He tried to put his hand on her shoulder again, beginning to speak remonstratingly, but she cried out in a rage, broke away from him, and ran to the other end of the room.
“Keep away! Do you suppose I like you to touch me? He told me you always had been a wonder with women! Said you were famous for `handling them the right way’—using them! Ah, that was pleasant information for me, wasn’t it! Yes, I could have confirmed him on that point. He wanted to know if I thought you’d been doing anything of that sort here. What he meant was: Had you been using me?”
“What did you tell him?” The question rang sharply on the instant.
“Ha! That gets into you, does it?” she returned bitterly. “You can’t overdo your fear of that man, I think, but I didn’t tell him anything. I just listened and thanked him for the warning, and said I’d have nothing more to do with you. How could I tell him? Wasn’t it I that made papa lend you his name, and got Richard to hand over his money? Where does that put me?” She choked; sobs broke her voice. “Every—every soul in town would point me out as a laughing-stock—the easiest fool out of the asylum! Do you suppose I want you arrested and the whole thing in the papers? What I want is Richard’s money back, and I’m going to have it!”
“Can you be quiet for a moment and listen?” he asked gravely.
“If you’ll tell me what chance I have to get it back.”
“Cora,” he said, “you don’t want it back.”
“Oh? Don’t I?”
“No.” He smiled faintly, and went on. “Now, all this nonsense of old Pryor’s isn’t worth denying. I have met him abroad; that much is true—and I suppose I have rather a gay reputation——”
She uttered a jeering shout.
“Wait!” he said. “I told you I’d cut quite a swathe, when I first talked to you about myself. Let it go for the present and come down to this question of Lindley’s investment——”
“Yes. That’s what I want you to come down to.”
“As soon as Lindley paid in his check I gave him his stock certificates, and cabled the money to be used at once in the development of the oil-fields——”
“What! That man told me you’d `promoted’ a South American rubber company once, among people of the American colony in Paris. The details he gave me sounded strangely familiar!”
“You’d as well be patient, Cora.
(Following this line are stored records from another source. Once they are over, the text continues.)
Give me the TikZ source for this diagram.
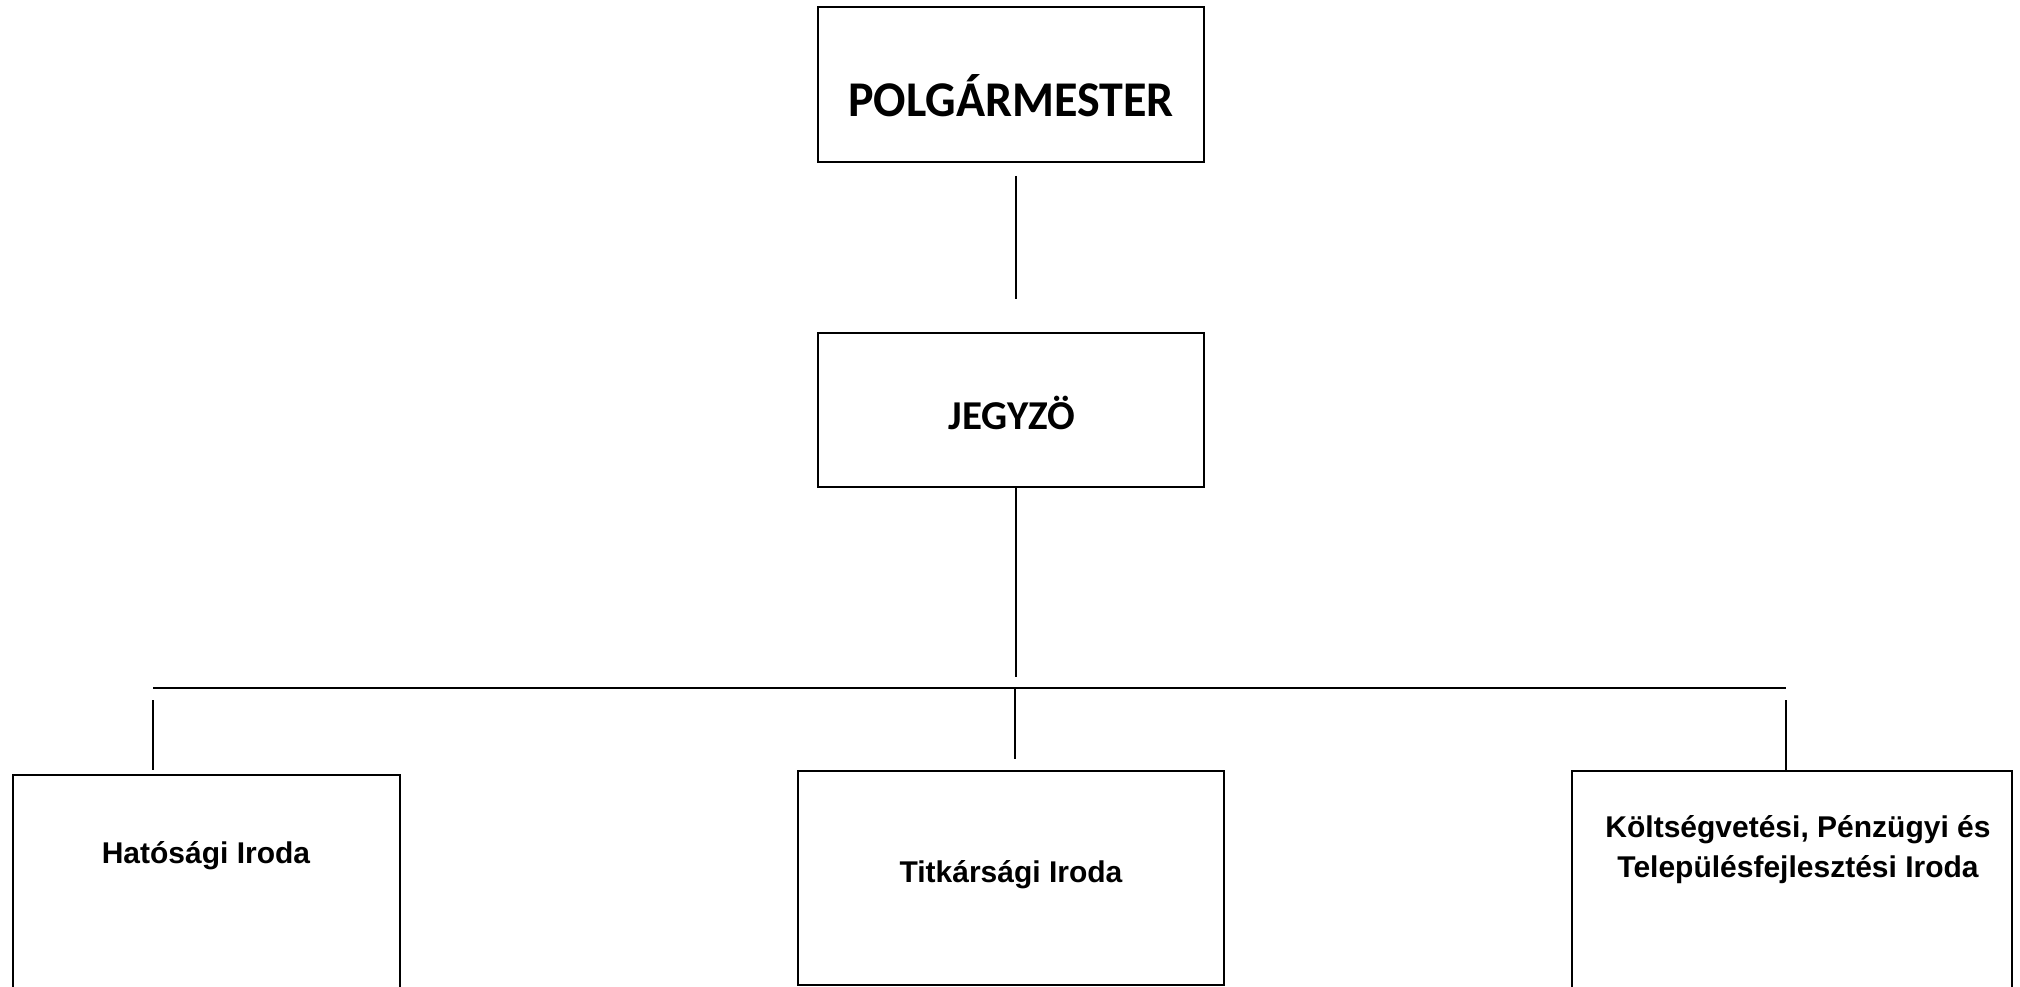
\documentclass[tikz,border=0pt]{standalone}
\usepackage{fontspec}
\newfontfamily\calfont{Carlito}
\newfontfamily\arfont{Liberation Sans}
\begin{document}
\begin{tikzpicture}[x=1pt,y=-1pt,
  box/.style={draw, line width=2pt, inner sep=0pt},
  conn/.style={line width=2pt},
  bus/.style={line width=2.8pt},
  toptext/.style={anchor=base, inner sep=0pt, font=\calfont\bfseries\fontsize{50}{60}\selectfont},
  midtext/.style={anchor=base, inner sep=0pt, font=\calfont\bfseries\fontsize{41}{48}\selectfont},
  lowtext/.style={anchor=base, inner sep=0pt, align=center, font=\arfont\bfseries\fontsize{30}{40}\selectfont}]
\clip (0,0) rectangle (2020,987);
\fill[white] (0,0) rectangle (2020,987);
% boxes
\node[box, minimum width=386pt, minimum height=155pt] (pol) at (1011,84.5) {};
\node[box, minimum width=386pt, minimum height=154pt] (jeg) at (1011,410) {};
\node[box, minimum width=387pt, minimum height=235pt] (hat) at (206.5,892.5) {};
\node[box, minimum width=426pt, minimum height=214pt] (tit) at (1011,878) {};
\node[box, minimum width=440pt, minimum height=239pt] (kol) at (1792,890.5) {};
% texts
\node[toptext] (polt) at (1011,117) {\scalebox{0.96}[1]{POLGÁRMESTER}};
\node[midtext] (jegt) at (1012,429) {JEGYZÖ};
\node[lowtext] (hatt) at (206,863) {Hatósági Iroda};
\node[lowtext] (titt) at (1011,882) {Titkársági Iroda};
\node[lowtext] (kolt) at (1798,877) {Költségvetési, Pénzügyi és\\Településfejlesztési Iroda};
% connectors
\coordinate (busL) at (153,688);
\coordinate (busR) at (1786,688);
\coordinate (busM) at (1015,688);
\draw[conn, shorten <=13pt, shorten >=33pt] ([xshift=5pt]pol.south) -- ([xshift=5pt]jeg.north);
\draw[conn, shorten >=11pt] ([xshift=5pt]jeg.south) -- ([xshift=5pt]jeg.south |- busL);
\draw[bus] (busL) -- (busR);
\draw[conn, shorten <=12pt, shorten >=4pt] (busL) -- (busL |- hat.north);
\draw[conn, shorten >=11pt] (busM) -- (busM |- tit.north);
\draw[conn, shorten <=12pt] (busR) -- (busR |- kol.north);
\end{tikzpicture}
\end{document}
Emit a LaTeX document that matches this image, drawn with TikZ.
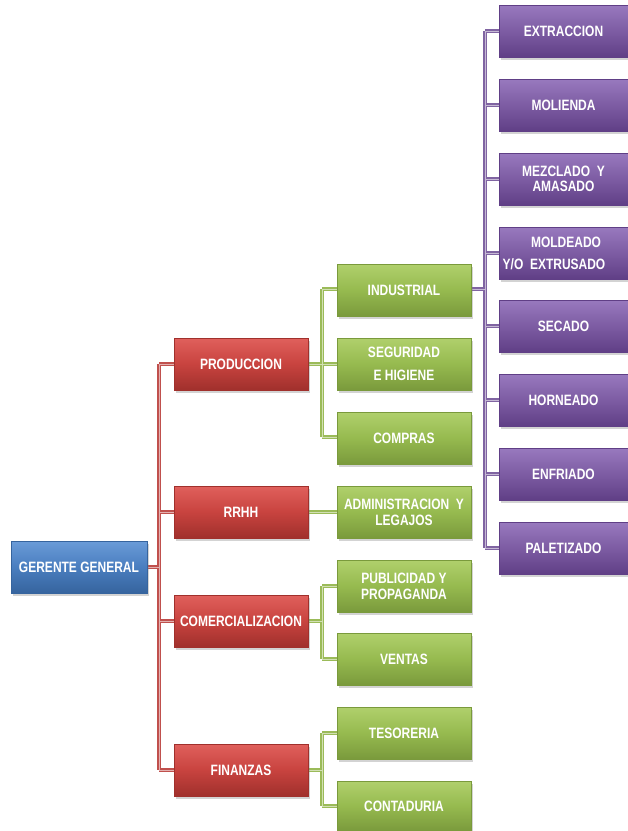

Now, that money has probably been partially spent, by this time, on tools and labour and——”
“What are you trying to——”
“I’ll show you. But first I’d like you to understand that nothing can be done to me. There’s nothing `on’ me! I’ve acted in good faith, and if the venture in oil is unsuccessful, and the money lost, I can’t be held legally responsible, nor can any one prove that I am. I could bring forty witnesses from Naples to swear they have helped to bore the wells. I’m safe as your stubborn friend, Mr. Trumble, himself. But now then, suppose that old Pryor is right—as of course he isn’t—suppose it, merely for a moment, because it will aid me to convey something to your mind. If I were the kind of man he says I am, and, being such a man, had planted the money out of reach, for my own use, what on earth would induce me to give it back?”